Sequential LRS Triplet Word Access
Let’s try a different test. In this case, let’s write three words at a time, per loop, and then read them back again. As before, we’ll move sequentially through memory from one end to the next. Our goal will be to exploit the ZipCPU’s pipelined memory access capability, to see to what extent that might make a difference.
Why are we writing three values to memory? For a couple reasons. First, it can be a challenge to find enough spare registers to write much more. Technically we might be able to write eight at a time, but we still need to keep track of the various pointers and so forth for the rest of the function we’re using. Second, three is an odd prime number. This will force us to have memory steps that cross cache lines, making for some unusual accesses.
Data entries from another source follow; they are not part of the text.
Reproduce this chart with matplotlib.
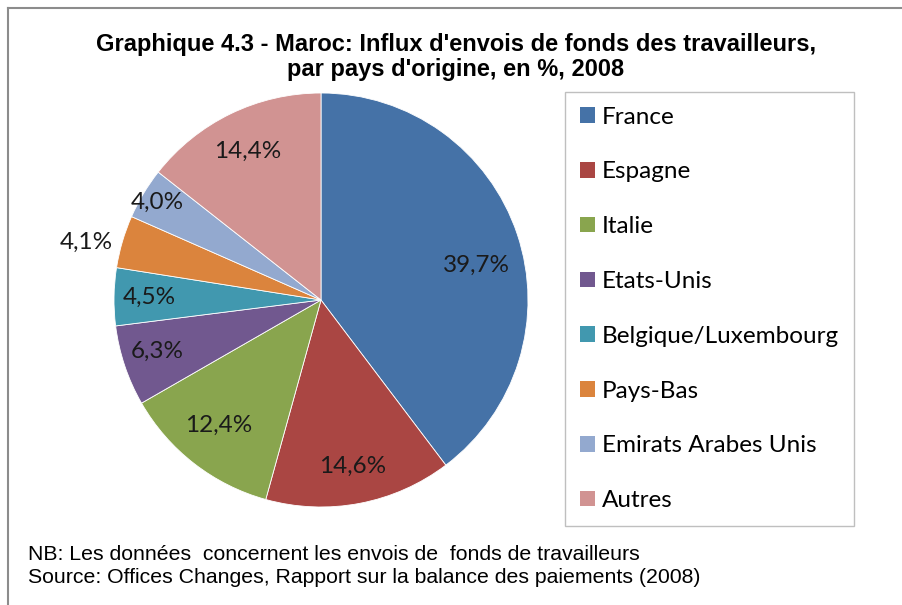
import matplotlib
matplotlib.use("Agg")
import numpy as np
import matplotlib.pyplot as plt
from matplotlib.patches import Patch
from matplotlib.lines import Line2D

# data
pays = ["France", "Espagne", "Italie", "Etats-Unis", "Belgique/Luxembourg",
        "Pays-Bas", "Emirats Arabes Unis", "Autres"]
parts = [39.7, 14.6, 12.4, 6.3, 4.5, 4.1, 4.0, 14.4]
couleurs = ["#4572A7", "#AA4643", "#89A54E", "#71588F", "#4198AF",
            "#DB843D", "#93A9CF", "#D19392"]
# label placement: distance from centre (fraction of radius), angle shift (deg)
dist_lab = [0.77, 0.82, 0.78, 0.83, 0.83, 1.17, 0.92, 0.80]
decal_lab = [-5.8, 0, -1.5, -1, 0, 2.5, 0, 0.5]

titre = "Graphique 4.3 - Maroc: Influx d'envois de fonds des travailleurs,\npar pays d'origine, en %, 2008"
note = ("NB: Les données  concernent les envois de  fonds de travailleurs\n"
        "Source: Offices Changes, Rapport sur la balance des paiements (2008)")

W, H = 902, 605
fig = plt.figure(figsize=(W / 100, H / 100), dpi=100)

# pie, centre (321, 300) px, radius 207 px
cx, cy, r = 321, 300, 207
ax = fig.add_axes([(cx - r) / W, (H - cy - r) / H, 2 * r / W, 2 * r / H])
wedges, _ = ax.pie(parts, colors=couleurs, startangle=90, counterclock=False,
                   radius=1, wedgeprops=dict(edgecolor="white", linewidth=0.6))
ax.set_xlim(-1, 1)
ax.set_ylim(-1, 1)

for w, v, d, da in zip(wedges, parts, dist_lab, decal_lab):
    ang = np.deg2rad((w.theta1 + w.theta2) / 2 + da)
    ax.text(d * np.cos(ang), d * np.sin(ang), f"{v:.1f}%".replace(".", ","),
            ha="center", va="center", fontsize=17.5, family="Lato",
            color="#1a1a1a", clip_on=False)

# legend
handles = [Patch(facecolor=c, edgecolor="none") for c in couleurs]
leg = fig.legend(handles, pays, loc="upper left",
                 bbox_to_anchor=(565 / W, 1 - 92 / H),
                 prop=dict(family="Lato", size=17.5),
                 handlelength=0.62, handleheight=0.62, handletextpad=0.3,
                 labelspacing=1.39, borderpad=0.6, borderaxespad=0,
                 fancybox=False, framealpha=1)
leg.get_frame().set_edgecolor("#bfbfbf")
leg.get_frame().set_linewidth(1.0)

# title
fig.text(456 / W, 1 - 57 / H, titre, ha="center", va="center",
         fontsize=17, fontweight="bold", family="Liberation Sans",
         linespacing=1.15)

# footnote
fig.text(28 / W, 1 - 566 / H, note, ha="left", va="center", fontsize=15.3,
         family="Liberation Sans", linespacing=1.25)

# outer chart frame (cropped on right/bottom)
fig.add_artist(Line2D([8 / W, 8 / W], [0, 1 - 8 / H], color="#8c8c8c", lw=1.5))
fig.add_artist(Line2D([8 / W, 1], [1 - 8 / H, 1 - 8 / H], color="#8c8c8c", lw=1.5))

fig.savefig("out.png", dpi=100)
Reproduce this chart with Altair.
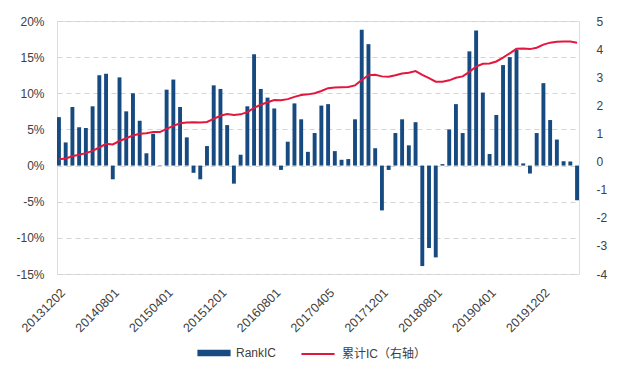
import altair as alt
import pandas as pd

# Monthly RankIC (%), Dec 2013 .. May 2020
rank_ic = [6.7, 3.2, 8.1, 5.3, 5.2, 8.2, 12.5, 12.7, -1.9, 12.2,
           7.5, 10.0, 6.2, 1.7, 4.4, 0.05, 10.5, 11.9, 8.1, 3.9,
           -1.0, -1.9, 2.7, 11.1, 10.6, 5.6, -2.5, 1.5, 8.2, 15.4,
           10.6, 9.4, 7.9, -0.6, 3.3, 8.6, 6.4, 1.9, 4.5, 8.3,
           8.5, 2.0, 0.8, 0.9, 6.4, 18.8, 16.8, 2.4, -6.2, -0.6,
           4.5, 6.4, 2.8, 6.0, -13.9, -11.4, -12.7, 0.2, 5.0, 8.5,
           4.5, 15.8, 18.7, 10.1, 1.6, 7.0, 13.9, 15.0, 16.0, 0.3,
           -1.1, 4.5, 11.4, 6.3, 3.6, 0.6, 0.55, -4.8]

# Cumulative IC (right axis)
cum_ic = [0.08, 0.11, 0.19, 0.24, 0.30, 0.38, 0.50, 0.63, 0.61, 0.73,
          0.83, 0.93, 0.99, 1.01, 1.05, 1.05, 1.16, 1.27, 1.36, 1.39,
          1.40, 1.39, 1.41, 1.52, 1.63, 1.69, 1.66, 1.68, 1.76, 1.91,
          2.02, 2.11, 2.19, 2.18, 2.22, 2.30, 2.37, 2.39, 2.43, 2.51,
          2.61, 2.63, 2.64, 2.65, 2.71, 2.90, 3.07, 3.09, 3.03, 3.02,
          3.07, 3.13, 3.16, 3.22, 3.08, 2.97, 2.84, 2.84, 2.89, 2.98,
          3.03, 3.19, 3.38, 3.48, 3.49, 3.56, 3.70, 3.85, 4.01, 4.02,
          4.00, 4.05, 4.16, 4.23, 4.26, 4.27, 4.27, 4.23]

tick_labels = ["20131202", "20140801", "20150401", "20151201", "20160801",
               "20170405", "20171201", "20180801", "20190401", "20191202"]

# month categories; shown ticks use the dates printed on the chart
months = pd.period_range("2013-12", periods=len(rank_ic), freq="M")
dates = [p.strftime("%Y%m") + "01" for p in months]
for i, lab in enumerate(tick_labels):
    dates[i * 8] = lab

df = pd.DataFrame({"date": dates, "ic": rank_ic, "cum": cum_ic})

blue = "#164a80"
red = "#e3173e"
font = "Liberation Sans, Arial, Noto Sans CJK SC"
lab_col = "#404040"

x = alt.X("date:N", sort=dates,
          scale=alt.Scale(paddingInner=0.42, paddingOuter=0),
          axis=alt.Axis(values=tick_labels, labelAngle=-45, title=None,
                        ticks=False, domain=False, grid=False,
                        labelPadding=12, labelFontSize=12.5,
                        labelColor=lab_col, labelFont=font))

bars = alt.Chart(df).transform_calculate(s1="'RankIC'").mark_bar(color=blue).encode(
    x=x,
    y=alt.Y("ic:Q", scale=alt.Scale(domain=[-15, 20], nice=False, zero=False),
            axis=alt.Axis(values=[-15, -10, -5, 0, 5, 10, 15, 20],
                          labelExpr="datum.value + '%'", title=None,
                          ticks=False, domain=False, grid=True,
                          gridDash=[5, 4], gridColor="#d4d4d4",
                          labelPadding=13, labelFontSize=12,
                          labelColor=lab_col, labelFont=font)),
    fill=alt.Fill("s1:N", scale=alt.Scale(domain=["RankIC"], range=[blue]),
                  legend=alt.Legend(title=None, orient="none", legendX=140, legendY=315,
                                    symbolType="M-1,-0.2L1,-0.2L1,0.2L-1,0.2Z",
                                    symbolSize=1100, symbolStrokeWidth=0,
                                    labelFontSize=12, labelFont=font,
                                    labelColor=lab_col, labelOffset=5, padding=0)),
)

line = alt.Chart(df).transform_calculate(s2="'累计IC（右轴）'").mark_line(
    color=red, strokeWidth=2).encode(
    x=x,
    y=alt.Y("cum:Q", scale=alt.Scale(domain=[-4, 5], nice=False, zero=False),
            axis=alt.Axis(orient="right", values=list(range(-4, 6)),
                          labelExpr="datum.value + ''", title=None,
                          ticks=False, domain=False, grid=False,
                          labelPadding=17, labelFontSize=12,
                          labelColor=lab_col, labelFont=font)),
    stroke=alt.Stroke("s2:N", scale=alt.Scale(domain=["累计IC（右轴）"], range=[red]),
                      legend=alt.Legend(title=None, orient="none", legendX=243, legendY=315,
                                        symbolType="stroke", symbolSize=1100,
                                        symbolStrokeWidth=2,
                                        labelFontSize=12, labelFont=font,
                                        labelColor=lab_col, labelOffset=6, padding=0)),
)

chart = alt.layer(bars, line).resolve_scale(
    y="independent", fill="independent", stroke="independent"
).properties(
    width=522, height=253,
    autosize=alt.AutoSizeParams(type="none"),
    padding={"left": 49, "top": 13, "right": 30, "bottom": 100},
).configure_view(stroke=None).configure(background="white")

chart.save("out.html", embed_options={"renderer": "svg", "actions": False})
Here’s the C code for writing three pseudorandom words to memory.
while(mptr+3 < end) {
register unsigned a, b, c;
STEP(fill, TAPS); a = fill;
STEP(fill, TAPS); b = fill;
STEP(fill, TAPS); c = fill;
mptr[0] = a;
mptr[1] = b;
mptr[2] = c;
mptr += 3;
}
As before, we’re using the STEP
macro (defined above) to step a linear
feedback shift register, used as a pseudorandom number generator, and then
writing these pseudorandom numbers to memory. As before, the pseudo in
pseudorandom will be very important when we try to verify that our memory
was written correctly as intended.
GCC converts this C into the following assembly. (Note, I’ve renamed the Loop labels and added comments, etc., to help keep this readable.)
loop:
MOV R3,R2 ; STEP(fill, TAPS); a = fill;
LSR $1,R2
XOR.C R8,R2
MOV R2,R4 ; STEP(fill, TAPS); b = fill;
LSR $1,R4
XOR.C R8,R4
MOV R4,R3 ; STEP(fill, TAPS); c = fill;
LSR $1,R3
XOR.C R8,R3
SW R2,$-12(R0) ; mptr[0] = a;
SW R4,$-8(R0) ; mptr[1] = b;
SW R3,$-4(R0) ; mptr[2] = c;
| ADD $12,R0 ; mptr += 3;
CMP R6,R0 ; if (mptr+3 < end)
BC loop
Even though we’re operating on three words at a time, the loop remains quite
similar. LSR/XOR.C
steps the LRS. Once we have three values, we use
three consecutive SW
(store word) instructions to write these values to
memory. We then adjust our pointer, compare, and loop if we’re not done yet.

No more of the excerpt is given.